Module cpu_util

Module cpu_util 

Source
Expand description

CPU-affinity utilities shared across the crate.

Two helpers for reading and parsing per-task CPU affinity:

  • parse_cpu_list decodes the kernel cpulist string format ("0-3,5,7-9") emitted by /proc/<pid>/status:Cpus_allowed_list and /sys/devices/system/cpu/online.
  • read_affinity calls sched_getaffinity(2) with a dynamically-sized buffer so CONFIG_NR_CPUS > 1024 hosts are handled correctly (libc’s fixed cpu_set_t is only 1024 bits).

Both produce sorted-deduped Vec<u32> of CPU ids and route garbled / over-cap input to None. Used by the per-thread profiler (ctprof) AND the VM topology planner (vmm::host_topology) — the function shape is generic enough that either subsystem could have owned it; keeping the impls here so neither has to depend on the other for a CPU-list helper.

§Why this is NOT crate::topology::parse_cpu_list

crate::topology carries its own parse_cpu_list (returns Result<Vec<usize>>) and parse_cpu_list_lenient (returns Vec<usize>, never fails). The split is deliberate, not a duplicate to consolidate:

  • Threat model. This module’s parser ingests /proc/<tid>/status data captured from arbitrary tasks on the host. A hostile or corrupt Cpus_allowed_list: value like 0-4294967295 would allocate 16 GiB without the MAX_CPU_RANGE_EXPANSION cap. The topology parser ingests operator-supplied VM config — no untrusted-input concerns, no cap needed.
  • Return shape. Option<Vec<u32>> here vs Result<Vec<usize>> / Vec<usize> in topology. The capture path needs to distinguish “no data” (None) from “data but garbled” (also None for now, with an explicit comment); the topology path needs anyhow::Error for upstream ? propagation and Vec<usize> to interop with sysfs APIs that speak usize.
  • Dedup semantics. This module dedups duplicates produced by overlapping ranges (0-2,1[0,1,2]); the topology parser preserves duplicates so callers detecting operator config errors (e.g. accidentally listing the same CPU twice) can surface them.

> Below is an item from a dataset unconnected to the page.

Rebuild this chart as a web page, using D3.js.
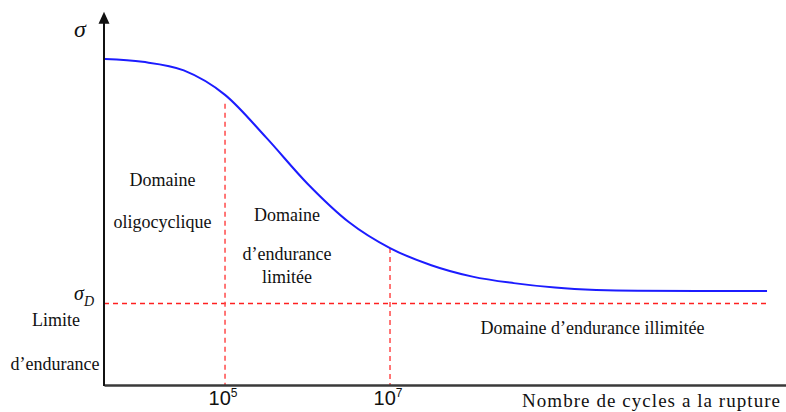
<!DOCTYPE html>
<html>
<head>
<meta charset="utf-8">
<script src="https://cdn.jsdelivr.net/npm/d3@7"></script>
<style>
  html, body { margin: 0; padding: 0; background: #fff; }
  svg { display: block; }
</style>
</head>
<body>
<svg id="chart" width="786" height="412"></svg>
<script>
// Wöhler curve: stress amplitude versus number of cycles to failure (log scale)
const cyclesLog10 = [3.545, 4.0, 4.5, 5.0, 5.5, 6.0, 6.5, 7.0, 7.5, 8.0, 8.5, 9.0, 9.5, 10.0, 11.57];
const stress      = [400, 396.5, 386, 356, 303.5, 247, 200, 168, 147, 133, 125, 119.5, 116.5, 115.5, 115.3];

// endurance limit σD
const enduranceLimit = 100;

// domain boundaries (cycles) and the stress where each guide line starts
const boundaryExponents = [5, 7];
const boundaryTopStress = [345, 168];

const tickExponents = [5, 7];
const xAxisTitle = "Nombre de cycles a la rupture";

const SERIF = "'Liberation Serif', 'Times New Roman', Times, serif";
const SANS = "'Liberation Sans', Arial, sans-serif";

const svg = d3.select("#chart");

const x = d3.scaleLog()
  .domain([Math.pow(10, 3.533), Math.pow(10, 11.8)])
  .range([104, 786]);
const y = d3.scaleLinear()
  .domain([0, 400])
  .range([385, 59]);

const pts = cyclesLog10.map((e, i) => [Math.pow(10, e), stress[i]]);
const yTop = y(458);

// red dashed guides
const red = "#ff2020";
svg.append("line")
  .attr("x1", x.range()[0]).attr("x2", x(Math.pow(10, 11.59)))
  .attr("y1", y(enduranceLimit)).attr("y2", y(enduranceLimit))
  .attr("stroke", red).attr("stroke-width", 1.5)
  .attr("stroke-dasharray", "5,4");

svg.selectAll("line.boundary")
  .data(boundaryExponents)
  .join("line")
  .attr("class", "boundary")
  .attr("x1", d => x(Math.pow(10, d)))
  .attr("x2", d => x(Math.pow(10, d)))
  .attr("y1", (d, i) => y(boundaryTopStress[i]))
  .attr("y2", y(0))
  .attr("stroke", "#ff4a4a").attr("stroke-width", 1.5)
  .attr("stroke-dasharray", "5,4");

// S-N curve
const line = d3.line()
  .x(d => x(d[0]))
  .y(d => y(d[1]))
  .curve(d3.curveMonotoneX);
svg.append("path")
  .datum(pts)
  .attr("d", line)
  .attr("fill", "none")
  .attr("stroke", "#1c1cff")
  .attr("stroke-width", 2);

// x axis
const xAxis = d3.axisBottom(x)
  .tickValues(tickExponents.map(e => Math.pow(10, e)))
  .tickSize(0)
  .tickSizeOuter(0)
  .tickFormat(() => "");
const gx = svg.append("g")
  .attr("transform", `translate(0,${y(0)})`)
  .call(xAxis);
gx.select(".domain").attr("stroke", "#3a3a3a").attr("stroke-width", 2.6);
gx.selectAll(".tick text").remove();
gx.selectAll(".tick").each(function(d, i) {
  const t = d3.select(this).append("text")
    .attr("x", -17).attr("y", 20)
    .attr("text-anchor", "start")
    .attr("fill", "#111")
    .style("font-family", SANS)
    .style("font-size", "20px");
  t.append("tspan").text("10");
  t.append("tspan").attr("dy", -8).style("font-size", "12px").text(tickExponents[i]);
});

// y axis with arrow
const gy = svg.append("g");
gy.append("line")
  .attr("x1", x.range()[0]).attr("x2", x.range()[0])
  .attr("y1", y(0) + 1).attr("y2", yTop + 8)
  .attr("stroke", "#111").attr("stroke-width", 2);
gy.append("path")
  .attr("d", `M${x.range()[0]},${yTop} L${x.range()[0] - 5.5},${yTop + 12} L${x.range()[0] + 5.5},${yTop + 12} Z`)
  .attr("fill", "#111");

// axis symbols
svg.append("text")
  .attr("x", 74).attr("y", 37)
  .attr("fill", "#111")
  .style("font-family", SERIF)
  .style("font-size", "24px").style("font-style", "italic")
  .text("σ");
const sd = svg.append("text")
  .attr("x", 74).attr("y", y(enduranceLimit) - 4)
  .attr("fill", "#111")
  .style("font-family", SERIF)
  .style("font-size", "20px").style("font-style", "italic");
sd.append("tspan").text("σ");
sd.append("tspan").attr("dy", 6).style("font-size", "14px").text("D");

// region labels
const labels = [
  { t: "Domaine", x: 162.5, y: 186 },
  { t: "oligocyclique", x: 162.5, y: 228 },
  { t: "Domaine", x: 287, y: 221 },
  { t: "d’endurance", x: 287, y: 260 },
  { t: "limitée", x: 287, y: 283 },
  { t: "Limite", x: 56, y: 326 },
  { t: "d’endurance", x: 55, y: 370 },
  { t: "Domaine d’endurance illimitée", x: 592.5, y: 334 }
];
svg.selectAll("text.region")
  .data(labels)
  .join("text")
  .attr("class", "region")
  .attr("x", d => d.x).attr("y", d => d.y)
  .attr("text-anchor", "middle")
  .attr("fill", "#111")
  .style("font-family", SERIF)
  .style("font-size", "18px")
  .text(d => d.t);

svg.append("text")
  .attr("x", 522).attr("y", 407)
  .attr("textLength", 258).attr("lengthAdjust", "spacing")
  .attr("fill", "#111")
  .style("font-family", SERIF)
  .style("font-size", "19px")
  .text(xAxisTitle);
</script>
</body>
</html>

Unifying the two behind a generic helper would require either collapsing one set of invariants into the other or carrying both behaviors through a config struct — neither produces a cleaner end result than the current cohabitation.

Constants§

AFFINITY_INITIAL_BITS
Initial number of CPU bits the affinity buffer starts at. 8192 is the x86_64 CONFIG_NR_CPUS ceiling (NR_CPUS_RANGE_END with CPUMASK_OFFSTACK; also the MAXSMP default), so no x86_64 host exceeds it and the overwhelming majority resolve on the first syscall.
AFFINITY_MAX_BITS
Maximum number of CPU bits read_affinity is willing to allocate for. 262144 bits = 32 KiB of mask data, well above the largest in-production CONFIG_NR_CPUS this project targets. Capping bounds the worst-case allocation and bounds the retry loop’s iteration count (log2(AFFINITY_MAX_BITS / AFFINITY_INITIAL_BITS) = 5 doublings).

Functions§

parse_cpu_list
Parse a cpulist string of the form "0-3,5,7-9" into a sorted deduped vec of CPU ids. None on empty input or any malformed token (partial results are rejected so the caller can distinguish “no data” from “data but garbled”).
read_affinity
Read the effective CPU affinity for a task via the sched_getaffinity(2) syscall. The kernel gates sched_getaffinity on security_task_getscheduler(p) only — under the default DAC config this is unrestricted (any task may read any other task’s affinity); an active LSM (SELinux/Yama) may return EPERM. Returns sorted CPU ids. None on syscall failure (EPERM, ESRCH) or when the kernel’s mask exceeds AFFINITY_MAX_BITS (hosts beyond 262144 CPUs).